Stored items:
================
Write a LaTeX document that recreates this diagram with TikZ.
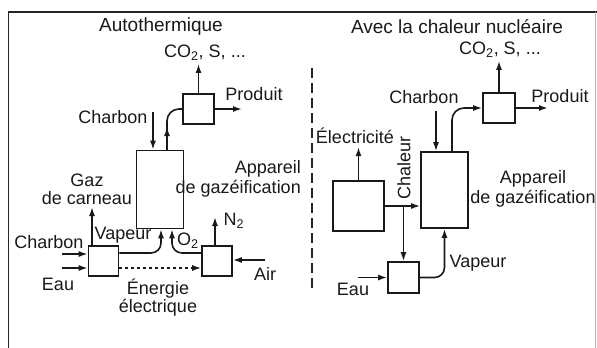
\documentclass[tikz,border=0pt]{standalone}
\usepackage{fontspec}
\setmainfont{Liberation Sans}
\usetikzlibrary{arrows.meta}

\begin{document}
\begin{tikzpicture}[x=1pt,y=-1pt]
        \tikzset{
            unit/.style={draw=black!90, line width=1.6pt, inner sep=0pt},
            flow/.style={draw=black!90, line width=1.6pt, -{Latex[length=9pt,width=6pt]}},
            pipe/.style={draw=black!90, line width=1.6pt},
            label text/.style={inner sep=0pt, text=black!90, font=\fontsize{18}{18}\selectfont},
            title text/.style={inner sep=0pt, text=black!90, font=\fontsize{19}{19}\selectfont},
        }
        \useasboundingbox (0,0) rectangle (597,348);

        % frame
        \draw[line width=1.4pt, black!85] (8.5,348) -- (8.5,12) -- (597,12);
        \draw[line width=0.8pt, black!30] (595,12) -- (595,348);
        \draw[line width=1.4pt, black!85, dash pattern=on 10pt off 5pt] (312,68) -- (312,292);

        % autothermique
        \node[title text] (titleL) at (161,27) {Autothermique};
        \node[label text] (gasesL) at (205,53) {CO\textsubscript{2}, S, ...};
        \node[label text] (prodL) at (254,94) {Produit};
        \node[label text] (coalL) at (113,117) {Charbon};
        \node[label text, align=right, anchor=east, font=\fontsize{18}{20}\selectfont] (appL) at (301,179) {Appareil\hspace{8pt}\\de gazéification};
        \node[label text, align=center] (fumeL) at (87,189) {Gaz\\de carneau};
        \node[label text] (steamtxtL) at (123,235) {Vapeur};
        \node[label text] (oxyL) at (188,241) {O\textsubscript{2}};
        \node[label text] (nitroL) at (234,221) {N\textsubscript{2}};
        \node[label text] (coalinL) at (49,242) {Charbon};
        \node[label text] (waterL) at (58,284) {Eau};
        \node[label text] (airtxtL) at (265,274) {Air};
        \node[label text, align=center] (powerL) at (158,298) {Énergie\\électrique};

        \node[unit, minimum width=31pt, minimum height=30pt] (purL) at (198.5,109) {};
        \node[unit, minimum width=47pt, minimum height=78pt] (gasL) at (160,189.5) {};
        \node[unit, minimum size=30pt] (steamL) at (103.5,261) {};
        \node[unit, minimum size=30pt] (airL) at (217,261) {};

        \coordinate (prodLend) at (242,109);
        \coordinate (coalLbeg) at (153,112);
        \coordinate (fumeLend) at (92,207);
        \coordinate (nitroLend) at (215,217);
        \coordinate (airLbeg) at (265,260);
        \coordinate (coalinLbeg) at (62,254);
        \coordinate (waterLbeg) at (62,268);

        \draw[flow, shorten >=3pt] (purL.north) -- (purL.north |- gasesL.south);
        \draw[flow] (purL.east) -- (prodLend);
        \draw[flow] (coalLbeg) -- (coalLbeg |- gasL.north);
        \draw[pipe, rounded corners=12pt] (gasL.north -| 167,0) -- (167,109) -- (purL.west);
        \draw[flow] (gasL.north -| 167,0) -- (167,127);
        \draw[flow] (steamL.north -| fumeLend) -- (fumeLend);
        \draw[flow] (coalinLbeg) -- (coalinLbeg -| steamL.west);
        \draw[flow] (waterLbeg) -- (waterLbeg -| steamL.west);
        \draw[flow, rounded corners=10pt] (steamL.east |- 0,253) -- (161,253) -- (gasL.south -| 161,0);
        \draw[flow, rounded corners=10pt] (airL.west |- 0,253) -- (172,253) -- (gasL.south -| 172,0);
        \draw[flow, dashed] (steamL.east |- 0,268) -- (airL.west |- 0,268);
        \draw[flow] (airL.north -| nitroLend) -- (nitroLend);
        \draw[flow] (airLbeg) -- (airLbeg -| airL.east);

        % chaleur nucleaire
        \node[title text] (titleR) at (457,27) {Avec la chaleur nucléaire};
        \node[label text] (gasesR) at (500,50) {CO\textsubscript{2}, S, ...};
        \node[label text] (prodR) at (560,96) {Produit};
        \node[label text] (coalR) at (424,97) {Charbon};
        \node[label text] (elecR) at (355,136) {Électricité};
        \node[label text, rotate=90] (heatR) at (404,168) {Chaleur};
        \node[label text, align=center, font=\fontsize{18}{20}\selectfont] (appR) at (533,189) {Appareil\\de gazéification};
        \node[label text] (steamtxtR) at (478,263) {Vapeur};
        \node[label text] (waterR) at (353,289) {Eau};

        \node[unit, minimum width=32pt, minimum height=30pt] (purR) at (499,108) {};
        \node[unit, minimum width=47pt, minimum height=76pt] (gasR) at (444.5,190) {};
        \node[unit, minimum width=51pt, minimum height=50pt] (reactR) at (358.5,206) {};
        \node[unit, minimum size=31pt] (steamR) at (403.5,277.5) {};

        \coordinate (prodRend) at (548,108);
        \coordinate (coalRbeg) at (436,111);
        \coordinate (waterRbeg) at (358,277.5);

        \draw[flow, shorten >=3pt] (purR.north) -- (purR.north |- gasesR.south);
        \draw[flow] (purR.east) -- (prodRend);
        \draw[flow] (coalRbeg) -- (coalRbeg |- gasR.north);
        \draw[flow, rounded corners=12pt] (gasR.north -| 452,0) -- (452,108) -- (purR.west);
        \draw[flow, shorten >=3pt] (reactR.north) -- (reactR.north |- elecR.south);
        \draw[flow] (reactR.east) -- (reactR.east -| gasR.west);
        \draw[flow] (reactR.east -| steamR.north) -- (steamR.north);
        \draw[flow] (waterRbeg) -- (steamR.west);
        \draw[flow, rounded corners=10pt] (steamR.east) -- (gasR.south |- steamR.east) -- (gasR.south);
\end{tikzpicture}
\end{document}
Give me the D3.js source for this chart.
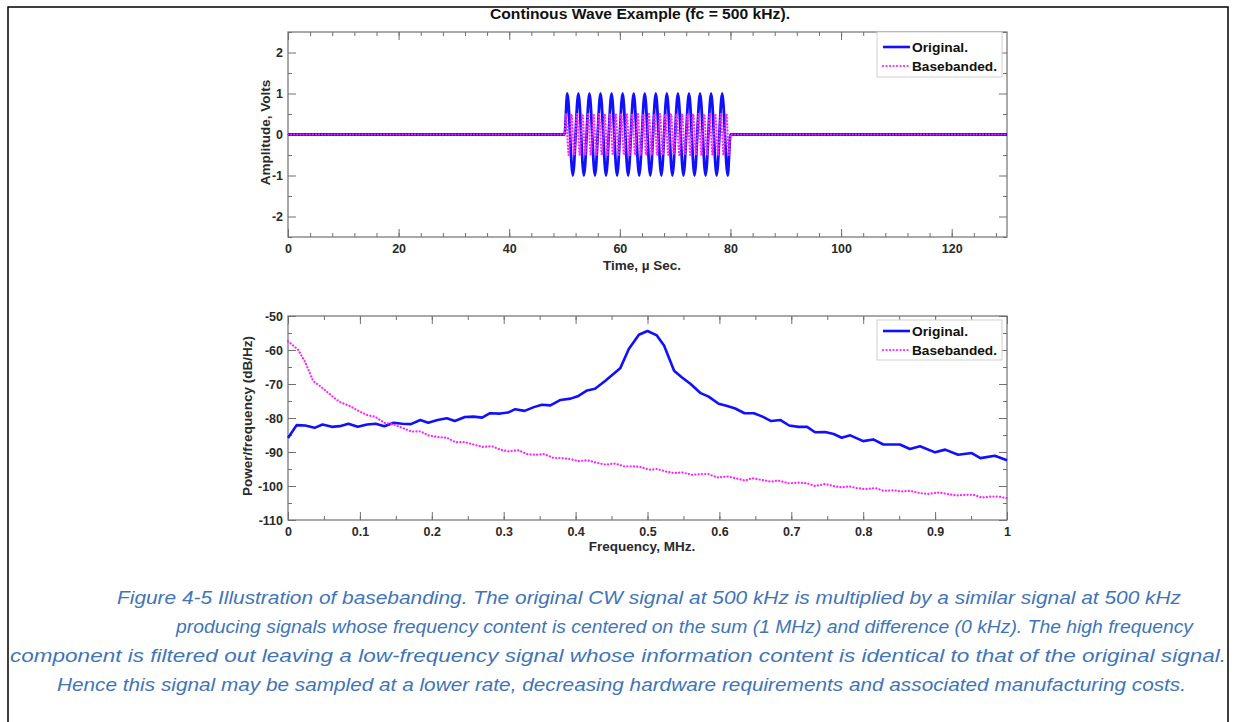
<!DOCTYPE html>
<html><head><meta charset="utf-8">
<script src="https://cdn.jsdelivr.net/npm/d3@7/dist/d3.min.js"></script>
<style>body{margin:0;background:#fff}svg{display:block}</style>
</head><body><svg id="c" width="1236" height="722"></svg>
<script>
// ---------- DATA ----------
const titleText = "Continous Wave Example (fc = 500 kHz).";
const seriesNames = ["Original.", "Basebanded."];
// Time domain (µs, volts) - extrema
const origT = [0,50,50.5,51.5,52.5,53.5,54.5,55.5,56.5,57.5,58.5,59.5,60.5,61.5,62.5,63.5,64.5,65.5,66.5,67.5,68.5,69.5,70.5,71.5,72.5,73.5,74.5,75.5,76.5,77.5,78.5,79.5,80,130];
const origV = [0,0,1,-1,1,-1,1,-1,1,-1,1,-1,1,-1,1,-1,1,-1,1,-1,1,-1,1,-1,1,-1,1,-1,1,-1,1,-1,0,0];
const bbT = [0,50,50.25,50.75,51.25,51.75,52.25,52.75,53.25,53.75,54.25,54.75,55.25,55.75,56.25,56.75,57.25,57.75,58.25,58.75,59.25,59.75,60.25,60.75,61.25,61.75,62.25,62.75,63.25,63.75,64.25,64.75,65.25,65.75,66.25,66.75,67.25,67.75,68.25,68.75,69.25,69.75,70.25,70.75,71.25,71.75,72.25,72.75,73.25,73.75,74.25,74.75,75.25,75.75,76.25,76.75,77.25,77.75,78.25,78.75,79.25,79.75,80,130];
const bbV = [0,0,0.5,-0.5,0.5,-0.5,0.5,-0.5,0.5,-0.5,0.5,-0.5,0.5,-0.5,0.5,-0.5,0.5,-0.5,0.5,-0.5,0.5,-0.5,0.5,-0.5,0.5,-0.5,0.5,-0.5,0.5,-0.5,0.5,-0.5,0.5,-0.5,0.5,-0.5,0.5,-0.5,0.5,-0.5,0.5,-0.5,0.5,-0.5,0.5,-0.5,0.5,-0.5,0.5,-0.5,0.5,-0.5,0.5,-0.5,0.5,-0.5,0.5,-0.5,0.5,-0.5,0.5,-0.5,0,0];
// Spectrum (MHz, dB/Hz)
const origF = [0,0.012,0.024,0.037,0.048,0.061,0.072,0.084,0.097,0.11,0.122,0.134,0.147,0.159,0.171,0.184,0.195,0.208,0.221,0.232,0.246,0.258,0.27,0.281,0.295,0.306,0.316,0.329,0.342,0.353,0.365,0.379,0.393,0.404,0.416,0.427,0.441,0.462,0.474,0.488,0.5,0.513,0.523,0.537,0.548,0.56,0.574,0.585,0.599,0.611,0.622,0.635,0.648,0.66,0.672,0.685,0.697,0.71,0.722,0.733,0.747,0.759,0.77,0.782,0.8,0.814,0.828,0.851,0.865,0.879,0.9,0.914,0.932,0.951,0.963,0.983,1.0];
const origP = [-85.9,-82.1,-82.2,-82.9,-81.9,-82.6,-82.4,-81.7,-82.6,-81.9,-81.7,-82.4,-81.4,-81.7,-81.8,-80.6,-81.4,-80.6,-80.1,-80.9,-79.7,-79.6,-79.9,-78.6,-78.7,-78.4,-77.4,-77.9,-76.8,-76.1,-76.3,-74.7,-74.3,-73.5,-71.9,-71.4,-69.1,-65.4,-59.7,-55.5,-54.4,-55.7,-58.7,-66.1,-68.1,-70.0,-72.7,-73.7,-75.8,-76.5,-77.2,-78.6,-78.6,-79.6,-80.9,-80.6,-82.2,-82.6,-82.6,-84.2,-84.1,-84.7,-85.8,-85.1,-86.8,-86.3,-87.8,-87.8,-89.1,-88.3,-90.1,-89.3,-90.8,-90.3,-91.8,-91.1,-92.4];
const bbF = [0,0.014,0.024,0.035,0.047,0.061,0.072,0.086,0.098,0.111,0.121,0.134,0.147,0.159,0.172,0.184,0.195,0.209,0.221,0.233,0.246,0.258,0.271,0.284,0.295,0.307,0.321,0.332,0.344,0.356,0.37,0.381,0.393,0.404,0.416,0.43,0.441,0.455,0.467,0.479,0.49,0.502,0.513,0.525,0.537,0.548,0.562,0.574,0.585,0.597,0.611,0.622,0.636,0.645,0.659,0.671,0.682,0.696,0.71,0.722,0.733,0.747,0.759,0.77,0.78,0.791,0.803,0.817,0.828,0.842,0.854,0.865,0.879,0.891,0.905,0.916,0.93,0.942,0.953,0.965,0.979,0.988,1.0];
const bbP = [-57.4,-59.9,-63.6,-69.1,-71.0,-73.5,-75.3,-76.5,-77.9,-79.2,-79.6,-81.4,-81.9,-82.9,-84.0,-83.9,-85.1,-85.6,-85.8,-87.1,-87.1,-87.8,-88.5,-88.3,-89.3,-89.8,-89.5,-90.6,-90.8,-90.6,-91.8,-91.8,-92.1,-92.7,-92.4,-93.2,-93.7,-93.4,-94.2,-94.2,-94.4,-95.2,-95.0,-95.7,-96.2,-96.0,-96.7,-96.5,-96.5,-97.5,-97.2,-97.7,-98.4,-97.7,-98.2,-98.7,-98.4,-99.2,-99.0,-99.2,-100.0,-99.4,-100.0,-100.4,-100.1,-100.6,-100.9,-100.6,-101.4,-101.3,-101.6,-101.4,-102.1,-102.3,-101.9,-102.3,-102.8,-102.6,-102.6,-103.4,-103.1,-103.1,-103.6];
const timeTicks = [0,20,40,60,80,100,120];
const ampTicks = [-2,-1,0,1,2];
const freqTicks = [0,0.1,0.2,0.3,0.4,0.5,0.6,0.7,0.8,0.9,1];
const psdTicks = [-110,-100,-90,-80,-70,-60,-50];
const captionLines = [
 "Figure 4-5  Illustration of basebanding. The original CW signal at 500 kHz is multiplied by a similar signal at 500 kHz",
 "producing signals whose frequency content is centered on the sum (1 MHz) and difference (0 kHz). The high frequency",
 "component is filtered out leaving a low-frequency signal whose information content is identical to that of the original signal.",
 "Hence this signal may be sampled at a lower rate, decreasing hardware requirements and associated manufacturing costs."
];

// ---------- DRAW ----------
const svg = d3.select("#c");
const BLUE = "#1010ff", MAG = "#ff22ff", AX = "#707070", TXT = "#2a2a2a";
const FONT = "'Liberation Sans', Arial, sans-serif";

svg.append("rect").attr("x",8).attr("y",7).attr("width",1220).attr("height",740)
  .attr("fill","none").attr("stroke","#000").attr("stroke-width",1.5);

function panel(opt){
  const {x, y, xt, yt, xminor, yminor, xlabel, ylabel, ylabelX, fmtX, xlabY} = opt;
  const g = svg.append("g");
  const [x0,x1] = x.range(), [y0,y1] = y.range(); // y0 bottom
  const mk = (axis, tr) => {
    const a = g.append("g").attr("transform", tr).call(axis);
    a.select(".domain").remove();
    a.selectAll("line").attr("stroke", AX).attr("stroke-width", 1);
    a.selectAll("text").attr("font-family", FONT).attr("font-weight","bold")
      .attr("font-size", 12.5).attr("fill", TXT);
    return a;
  };
  mk(d3.axisBottom(x).tickValues(xt).tickSize(-8).tickPadding(7).tickFormat(fmtX), `translate(0,${y0})`);
  mk(d3.axisBottom(x).tickValues(xminor).tickSize(-4).tickFormat(""), `translate(0,${y0})`);
  mk(d3.axisTop(x).tickValues(xt).tickSize(-8).tickFormat(""), `translate(0,${y1})`);
  mk(d3.axisTop(x).tickValues(xminor).tickSize(-4).tickFormat(""), `translate(0,${y1})`);
  mk(d3.axisLeft(y).tickValues(yt).tickSize(-8).tickPadding(5).tickFormat(d=>String(d)), `translate(${x0},0)`);
  mk(d3.axisLeft(y).tickValues(yminor).tickSize(-4).tickFormat(""), `translate(${x0},0)`);
  mk(d3.axisRight(y).tickValues(yt).tickSize(-8).tickFormat(""), `translate(${x1},0)`);
  mk(d3.axisRight(y).tickValues(yminor).tickSize(-4).tickFormat(""), `translate(${x1},0)`);
  g.append("rect").attr("x",x0).attr("y",y1).attr("width",x1-x0).attr("height",y0-y1)
    .attr("fill","none").attr("stroke",AX).attr("stroke-width",1.2);
  g.append("text").attr("x",642).attr("y",xlabY).attr("text-anchor","middle")
    .attr("font-family",FONT).attr("font-weight","bold").attr("font-size",13.5).attr("fill",TXT).text(xlabel);
  g.append("text").attr("transform",`translate(${ylabelX},${(y0+y1)/2 - 2}) rotate(-90)`).attr("text-anchor","middle")
    .attr("font-family",FONT).attr("font-weight","bold").attr("font-size",13.5).attr("fill",TXT).text(ylabel);
  return g;
}
function legend(x0, y0, h, r1, r2){
  const g = svg.append("g");
  g.append("rect").attr("x",x0).attr("y",y0).attr("width",125).attr("height",h)
    .attr("fill","#fff").attr("stroke","#d0d0d0").attr("stroke-width",1);
  g.append("line").attr("x1",x0+6).attr("x2",x0+33).attr("y1",r1).attr("y2",r1)
    .attr("stroke",BLUE).attr("stroke-width",2.6);
  g.append("line").attr("x1",x0+6).attr("x2",x0+33).attr("y1",r2).attr("y2",r2)
    .attr("stroke",MAG).attr("stroke-width",2.2).attr("stroke-dasharray","0.1,3.4").attr("stroke-linecap","round");
  [r1,r2].forEach((r,i)=>g.append("text").attr("x",x0+35).attr("y",r+4.5)
    .attr("font-family",FONT).attr("font-weight","bold").attr("font-size",13).attr("fill","#111")
    .attr("textLength", i ? 85 : 56).attr("lengthAdjust","spacingAndGlyphs").text(seriesNames[i]));
}

// Top panel
const xT = d3.scaleLinear().domain([0,130]).range([288,1007]);
const yT = d3.scaleLinear().domain([-2.5,2.5]).range([237,32]);
panel({x:xT, y:yT, xt:timeTicks, yt:ampTicks,
  xminor:d3.range(0,131,4), yminor:[-2.5,-1.5,-0.5,0.5,1.5,2.5],
  xlabel:"Time, \u00b5 Sec.", ylabel:"Amplitude, Volts", ylabelX:270, fmtX:d=>String(d), xlabY:270});
const lineT = d3.line().x(d=>xT(d[0])).y(d=>yT(d[1])).curve(d3.curveMonotoneX);
svg.append("path").datum(origT.map((t,i)=>[t,origV[i]])).attr("d",lineT)
  .attr("fill","none").attr("stroke",BLUE).attr("stroke-width",2.8);
svg.append("path").datum(bbT.map((t,i)=>[t,bbV[i]])).attr("d",lineT)
  .attr("fill","none").attr("stroke",MAG).attr("stroke-width",2.2).attr("stroke-dasharray","0.1,3").attr("stroke-linecap","round");
legend(877,32,45,47,66);
svg.append("text").attr("x",640).attr("y",19).attr("text-anchor","middle")
  .attr("font-family",FONT).attr("font-weight","bold").attr("font-size",14).attr("fill","#111")
  .attr("textLength",300).attr("lengthAdjust","spacingAndGlyphs").text(titleText);

// Bottom panel
const xF = d3.scaleLinear().domain([0,1]).range([288,1007]);
const yF = d3.scaleLinear().domain([-110,-50]).range([520,316]);
panel({x:xF, y:yF, xt:freqTicks, yt:psdTicks,
  xminor:d3.range(0,1.001,0.05), yminor:d3.range(-105,-50,5),
  xlabel:"Frequency, MHz.", ylabel:"Power/frequency (dB/Hz)", ylabelX:252, fmtX:d=>String(d), xlabY:551});
const lineF = d3.line().x(d=>xF(d[0])).y(d=>yF(d[1]));
svg.append("path").datum(origF.map((f,i)=>[f,origP[i]])).attr("d",lineF)
  .attr("fill","none").attr("stroke",BLUE).attr("stroke-width",2.6).attr("stroke-linejoin","round");
svg.append("path").datum(bbF.map((f,i)=>[f,bbP[i]])).attr("d",lineF)
  .attr("fill","none").attr("stroke",MAG).attr("stroke-width",2.2).attr("stroke-dasharray","0.1,3.2").attr("stroke-linecap","round");
legend(877,320,40,331,350);

// Caption
const capX = [117, 176, 10, 57];
const capW = [1064, 1017, 1216, 1129];
captionLines.forEach((s,i)=>svg.append("text").attr("x",capX[i]).attr("y",604+i*29)
  .attr("font-family",FONT).attr("font-style","italic").attr("font-size",19).attr("fill","#3f75b8")
  .attr("textLength",capW[i]).attr("lengthAdjust","spacingAndGlyphs").text(s));
</script></body></html>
================
WHAT IS BEING ASKED = Return nothing but the lines running from the start of the data to the line with "(312,68) -- (312,292);", please, both ends included and no pictures.

FULL OUTPUT =
Write a LaTeX document that recreates this diagram with TikZ.
\documentclass[tikz,border=0pt]{standalone}
\usepackage{fontspec}
\setmainfont{Liberation Sans}
\usetikzlibrary{arrows.meta}

\begin{document}
\begin{tikzpicture}[x=1pt,y=-1pt]
        \tikzset{
            unit/.style={draw=black!90, line width=1.6pt, inner sep=0pt},
            flow/.style={draw=black!90, line width=1.6pt, -{Latex[length=9pt,width=6pt]}},
            pipe/.style={draw=black!90, line width=1.6pt},
            label text/.style={inner sep=0pt, text=black!90, font=\fontsize{18}{18}\selectfont},
            title text/.style={inner sep=0pt, text=black!90, font=\fontsize{19}{19}\selectfont},
        }
        \useasboundingbox (0,0) rectangle (597,348);

        % frame
        \draw[line width=1.4pt, black!85] (8.5,348) -- (8.5,12) -- (597,12);
        \draw[line width=0.8pt, black!30] (595,12) -- (595,348);
        \draw[line width=1.4pt, black!85, dash pattern=on 10pt off 5pt] (312,68) -- (312,292);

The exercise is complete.